「課長ができます!」
「部長をやってました!」
「マネジメントできます!」
40歳以上の管理職経験者の中にはこのような切り口で転職活動に臨む人がいますが、これは「的外れな考え」であることを認識しておく必要があります。何故なら、「管理職として現場から離れている期間が長い(3年以上)人は、転職市場で受け入れられない」という現実があるからです。
40歳以上の転職希望者に共通しているのは、ある程度自分の職歴に自信を持っていることです。約20年の経験があるわけで、給料もそれなりに貰っているので当然のことだと思います。もちろん、これまでに培った豊富な経験は素晴らしいもので、誰もが簡単に手にできるものではありません。

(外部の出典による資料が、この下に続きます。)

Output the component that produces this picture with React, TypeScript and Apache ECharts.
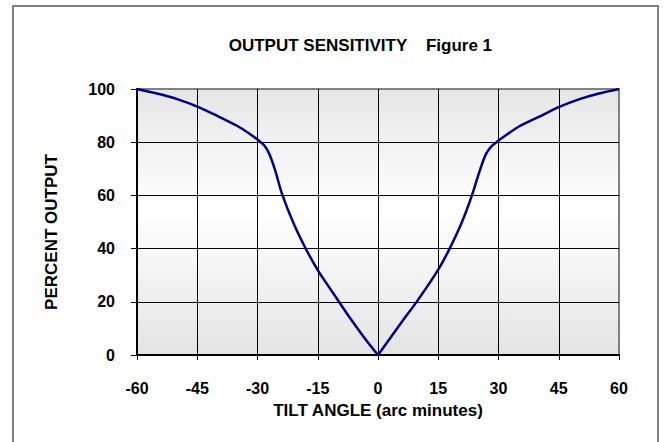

ただ、この経験に普遍性があると考えている場合、それは完全に間違いです。
基本的に、日本の企業はジェネラリストを求める傾向にあって、総合職という名の下で人事異動を繰り返し、幅広い職種を経験し、やがて管理職となって現場から離れていきます。そうすると、「現場感はないが、肩書はある」「仕事量はないが、給料はもらっている」という状態に陥るわけですが、転職市場では求められていない人材となります。
中途採用を行う企業にとって重要なのは、「現役バリバリで活躍してくれるかどうか」です。それ故に、経験や肩書きを「自分の絶対的な価値」と勘違いして転職に臨むと失敗する可能性が高くなるんですね。また、年功序列で給料が支払われている企業の場合、「現在の給料 = 現在の市場価値」は成り立たないことが多いため、転職すると大きく給料が下がります。
40代の管理職経験者による転職にはこのような落とし穴があります。
過去の肩書きにこだわる人は企業から敬遠される
会社を退職した人には名刺がないので、自分で名刺を作成して転職活動で使用する人がいます。そこには「元〇〇会社営業部長」などの肩書きが書かれています。本人的にはこれが大きなブランドで、自分の価値を表現できると考えて作成したのですが、受け取った側は「何の価値も感じていない」というのが現実です。
企業からすると、過去のことを言われても心は全く動きません。「そうですか、〇〇会社で営業部長をされていたんですね。凄いですね!」という言葉があったとしても、単なる社交辞令に過ぎません。むしろ、「ちょっとイタイ人だな・・・」というのが本音です。
採用する側にとって重要なことは、現役バリバリで活躍してくれるかどうかです。過去の肩書きに固執し、それを全面に押し出してくるような人には成功期待感が抱けません。だから、「この人は今までと同じような肩書きをもらい、悠々自適に仕事をしたいだけでは?」と疑われ、敬遠されるんです。
転職を成功させるためには、「今後どうありたいか」「採用企業にどう貢献できるのか」を伝えなくてはなりません。これは、管理職経験者の転職であっても同じです。この事実を肝に銘じて転職活動に臨んで欲しいと思います。また同時に、転職後は現場に出てバリバリ働いて貢献する覚悟が必要です。
この覚悟がないのであれば、今の管理職の地位を捨てるのは勿体ないことかもしれません。